**Task objective:** Write out the data again exactly, skipping every picture.

-- Begin --

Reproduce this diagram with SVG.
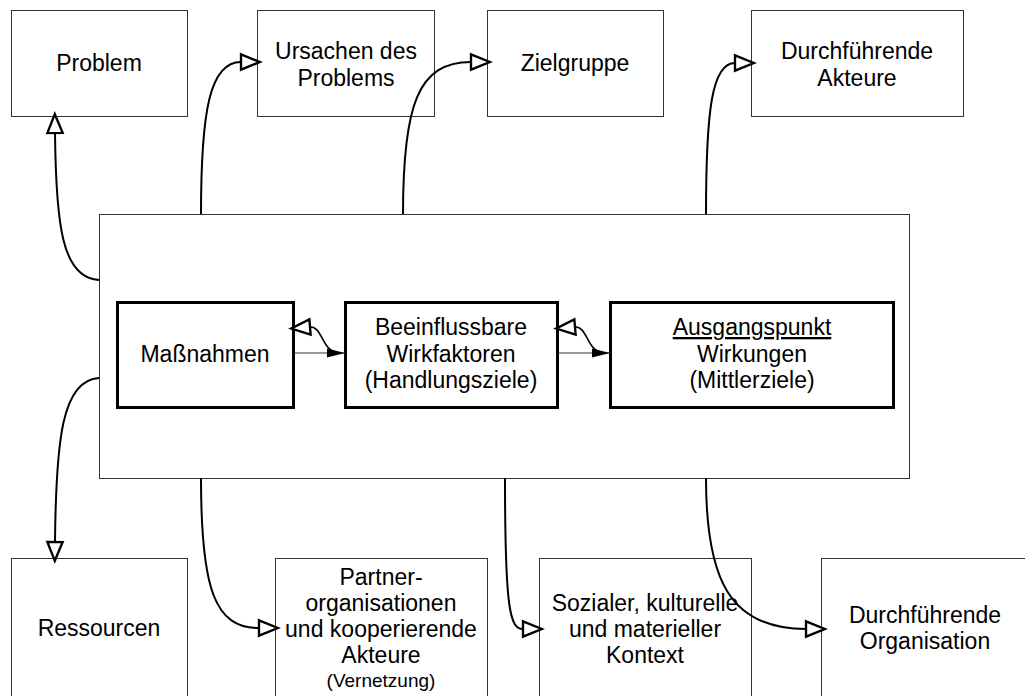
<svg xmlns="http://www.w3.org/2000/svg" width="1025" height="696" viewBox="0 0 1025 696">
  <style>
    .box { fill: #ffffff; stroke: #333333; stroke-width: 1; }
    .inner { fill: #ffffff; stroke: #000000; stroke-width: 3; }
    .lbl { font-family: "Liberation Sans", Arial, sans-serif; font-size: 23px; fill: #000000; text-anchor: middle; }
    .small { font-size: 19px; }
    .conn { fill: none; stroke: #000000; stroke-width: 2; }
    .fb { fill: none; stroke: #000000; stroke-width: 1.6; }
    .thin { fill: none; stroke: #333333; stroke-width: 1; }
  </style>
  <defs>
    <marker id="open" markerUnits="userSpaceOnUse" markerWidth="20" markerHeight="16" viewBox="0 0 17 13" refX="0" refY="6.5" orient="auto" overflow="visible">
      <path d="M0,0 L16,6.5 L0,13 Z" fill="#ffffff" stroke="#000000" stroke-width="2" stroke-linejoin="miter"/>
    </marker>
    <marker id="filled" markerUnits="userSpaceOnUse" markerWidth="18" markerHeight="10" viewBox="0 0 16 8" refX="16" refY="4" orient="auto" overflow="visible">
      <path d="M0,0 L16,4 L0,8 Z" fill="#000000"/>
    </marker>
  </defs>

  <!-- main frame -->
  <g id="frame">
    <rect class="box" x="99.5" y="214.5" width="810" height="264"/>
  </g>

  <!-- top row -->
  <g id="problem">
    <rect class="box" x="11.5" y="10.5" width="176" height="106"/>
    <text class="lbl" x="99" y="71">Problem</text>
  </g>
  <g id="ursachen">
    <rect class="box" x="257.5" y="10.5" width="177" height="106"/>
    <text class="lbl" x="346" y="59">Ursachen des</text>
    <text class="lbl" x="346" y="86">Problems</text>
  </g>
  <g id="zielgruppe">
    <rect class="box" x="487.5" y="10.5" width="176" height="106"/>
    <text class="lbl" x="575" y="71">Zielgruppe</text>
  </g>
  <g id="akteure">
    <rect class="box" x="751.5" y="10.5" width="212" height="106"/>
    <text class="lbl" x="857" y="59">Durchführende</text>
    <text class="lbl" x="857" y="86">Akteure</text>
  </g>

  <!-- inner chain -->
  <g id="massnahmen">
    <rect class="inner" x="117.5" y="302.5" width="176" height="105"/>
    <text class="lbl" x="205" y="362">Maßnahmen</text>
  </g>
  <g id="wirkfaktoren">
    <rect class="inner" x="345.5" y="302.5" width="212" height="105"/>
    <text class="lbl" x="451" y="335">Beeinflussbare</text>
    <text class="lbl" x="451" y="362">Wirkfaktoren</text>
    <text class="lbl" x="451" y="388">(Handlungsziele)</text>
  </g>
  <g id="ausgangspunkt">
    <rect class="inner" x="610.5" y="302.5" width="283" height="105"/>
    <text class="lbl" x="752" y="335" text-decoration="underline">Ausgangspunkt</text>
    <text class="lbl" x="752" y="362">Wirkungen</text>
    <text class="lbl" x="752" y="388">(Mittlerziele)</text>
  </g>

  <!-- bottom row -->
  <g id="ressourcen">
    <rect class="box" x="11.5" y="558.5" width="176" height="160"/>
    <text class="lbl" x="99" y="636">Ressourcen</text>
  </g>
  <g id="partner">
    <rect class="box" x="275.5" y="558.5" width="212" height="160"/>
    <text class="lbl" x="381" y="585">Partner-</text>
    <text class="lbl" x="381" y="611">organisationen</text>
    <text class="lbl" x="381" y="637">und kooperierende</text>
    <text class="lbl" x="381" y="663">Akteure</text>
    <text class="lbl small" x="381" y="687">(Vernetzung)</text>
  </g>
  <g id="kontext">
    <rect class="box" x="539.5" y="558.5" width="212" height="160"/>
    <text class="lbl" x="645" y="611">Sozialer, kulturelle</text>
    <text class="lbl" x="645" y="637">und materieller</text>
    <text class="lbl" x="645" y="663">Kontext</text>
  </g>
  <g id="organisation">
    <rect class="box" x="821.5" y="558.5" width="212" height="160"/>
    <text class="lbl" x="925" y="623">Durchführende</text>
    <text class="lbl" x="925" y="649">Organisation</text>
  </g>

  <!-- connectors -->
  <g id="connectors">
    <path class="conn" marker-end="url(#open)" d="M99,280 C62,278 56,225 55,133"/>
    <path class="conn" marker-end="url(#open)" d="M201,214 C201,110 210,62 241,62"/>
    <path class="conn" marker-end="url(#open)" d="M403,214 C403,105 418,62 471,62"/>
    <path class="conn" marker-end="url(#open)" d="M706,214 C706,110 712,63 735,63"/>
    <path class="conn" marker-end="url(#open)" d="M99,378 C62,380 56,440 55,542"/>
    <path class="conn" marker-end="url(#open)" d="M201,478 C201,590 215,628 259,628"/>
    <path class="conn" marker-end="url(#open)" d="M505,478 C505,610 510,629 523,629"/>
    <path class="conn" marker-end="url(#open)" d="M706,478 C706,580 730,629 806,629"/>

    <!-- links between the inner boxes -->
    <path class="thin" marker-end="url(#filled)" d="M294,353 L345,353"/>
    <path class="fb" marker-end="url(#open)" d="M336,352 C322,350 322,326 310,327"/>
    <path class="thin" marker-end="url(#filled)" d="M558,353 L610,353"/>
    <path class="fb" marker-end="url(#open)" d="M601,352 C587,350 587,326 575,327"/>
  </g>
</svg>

-- End --

**Exercise response:**
Reproduce this diagram with SVG.
<svg xmlns="http://www.w3.org/2000/svg" width="1025" height="696" viewBox="0 0 1025 696">
  <style>
    .box { fill: #ffffff; stroke: #333333; stroke-width: 1; }
    .inner { fill: #ffffff; stroke: #000000; stroke-width: 3; }
    .lbl { font-family: "Liberation Sans", Arial, sans-serif; font-size: 23px; fill: #000000; text-anchor: middle; }
    .small { font-size: 19px; }
    .conn { fill: none; stroke: #000000; stroke-width: 2; }
    .fb { fill: none; stroke: #000000; stroke-width: 1.6; }
    .thin { fill: none; stroke: #333333; stroke-width: 1; }
  </style>
  <defs>
    <marker id="open" markerUnits="userSpaceOnUse" markerWidth="20" markerHeight="16" viewBox="0 0 17 13" refX="0" refY="6.5" orient="auto" overflow="visible">
      <path d="M0,0 L16,6.5 L0,13 Z" fill="#ffffff" stroke="#000000" stroke-width="2" stroke-linejoin="miter"/>
    </marker>
    <marker id="filled" markerUnits="userSpaceOnUse" markerWidth="18" markerHeight="10" viewBox="0 0 16 8" refX="16" refY="4" orient="auto" overflow="visible">
      <path d="M0,0 L16,4 L0,8 Z" fill="#000000"/>
    </marker>
  </defs>

  <!-- main frame -->
  <g id="frame">
    <rect class="box" x="99.5" y="214.5" width="810" height="264"/>
  </g>

  <!-- top row -->
  <g id="problem">
    <rect class="box" x="11.5" y="10.5" width="176" height="106"/>
    <text class="lbl" x="99" y="71">Problem</text>
  </g>
  <g id="ursachen">
    <rect class="box" x="257.5" y="10.5" width="177" height="106"/>
    <text class="lbl" x="346" y="59">Ursachen des</text>
    <text class="lbl" x="346" y="86">Problems</text>
  </g>
  <g id="zielgruppe">
    <rect class="box" x="487.5" y="10.5" width="176" height="106"/>
    <text class="lbl" x="575" y="71">Zielgruppe</text>
  </g>
  <g id="akteure">
    <rect class="box" x="751.5" y="10.5" width="212" height="106"/>
    <text class="lbl" x="857" y="59">Durchführende</text>
    <text class="lbl" x="857" y="86">Akteure</text>
  </g>

  <!-- inner chain -->
  <g id="massnahmen">
    <rect class="inner" x="117.5" y="302.5" width="176" height="105"/>
    <text class="lbl" x="205" y="362">Maßnahmen</text>
  </g>
  <g id="wirkfaktoren">
    <rect class="inner" x="345.5" y="302.5" width="212" height="105"/>
    <text class="lbl" x="451" y="335">Beeinflussbare</text>
    <text class="lbl" x="451" y="362">Wirkfaktoren</text>
    <text class="lbl" x="451" y="388">(Handlungsziele)</text>
  </g>
  <g id="ausgangspunkt">
    <rect class="inner" x="610.5" y="302.5" width="283" height="105"/>
    <text class="lbl" x="752" y="335" text-decoration="underline">Ausgangspunkt</text>
    <text class="lbl" x="752" y="362">Wirkungen</text>
    <text class="lbl" x="752" y="388">(Mittlerziele)</text>
  </g>

  <!-- bottom row -->
  <g id="ressourcen">
    <rect class="box" x="11.5" y="558.5" width="176" height="160"/>
    <text class="lbl" x="99" y="636">Ressourcen</text>
  </g>
  <g id="partner">
    <rect class="box" x="275.5" y="558.5" width="212" height="160"/>
    <text class="lbl" x="381" y="585">Partner-</text>
    <text class="lbl" x="381" y="611">organisationen</text>
    <text class="lbl" x="381" y="637">und kooperierende</text>
    <text class="lbl" x="381" y="663">Akteure</text>
    <text class="lbl small" x="381" y="687">(Vernetzung)</text>
  </g>
  <g id="kontext">
    <rect class="box" x="539.5" y="558.5" width="212" height="160"/>
    <text class="lbl" x="645" y="611">Sozialer, kulturelle</text>
    <text class="lbl" x="645" y="637">und materieller</text>
    <text class="lbl" x="645" y="663">Kontext</text>
  </g>
  <g id="organisation">
    <rect class="box" x="821.5" y="558.5" width="212" height="160"/>
    <text class="lbl" x="925" y="623">Durchführende</text>
    <text class="lbl" x="925" y="649">Organisation</text>
  </g>

  <!-- connectors -->
  <g id="connectors">
    <path class="conn" marker-end="url(#open)" d="M99,280 C62,278 56,225 55,133"/>
    <path class="conn" marker-end="url(#open)" d="M201,214 C201,110 210,62 241,62"/>
    <path class="conn" marker-end="url(#open)" d="M403,214 C403,105 418,62 471,62"/>
    <path class="conn" marker-end="url(#open)" d="M706,214 C706,110 712,63 735,63"/>
    <path class="conn" marker-end="url(#open)" d="M99,378 C62,380 56,440 55,542"/>
    <path class="conn" marker-end="url(#open)" d="M201,478 C201,590 215,628 259,628"/>
    <path class="conn" marker-end="url(#open)" d="M505,478 C505,610 510,629 523,629"/>
    <path class="conn" marker-end="url(#open)" d="M706,478 C706,580 730,629 806,629"/>

    <!-- links between the inner boxes -->
    <path class="thin" marker-end="url(#filled)" d="M294,353 L345,353"/>
    <path class="fb" marker-end="url(#open)" d="M336,352 C322,350 322,326 310,327"/>
    <path class="thin" marker-end="url(#filled)" d="M558,353 L610,353"/>
    <path class="fb" marker-end="url(#open)" d="M601,352 C587,350 587,326 575,327"/>
  </g>
</svg>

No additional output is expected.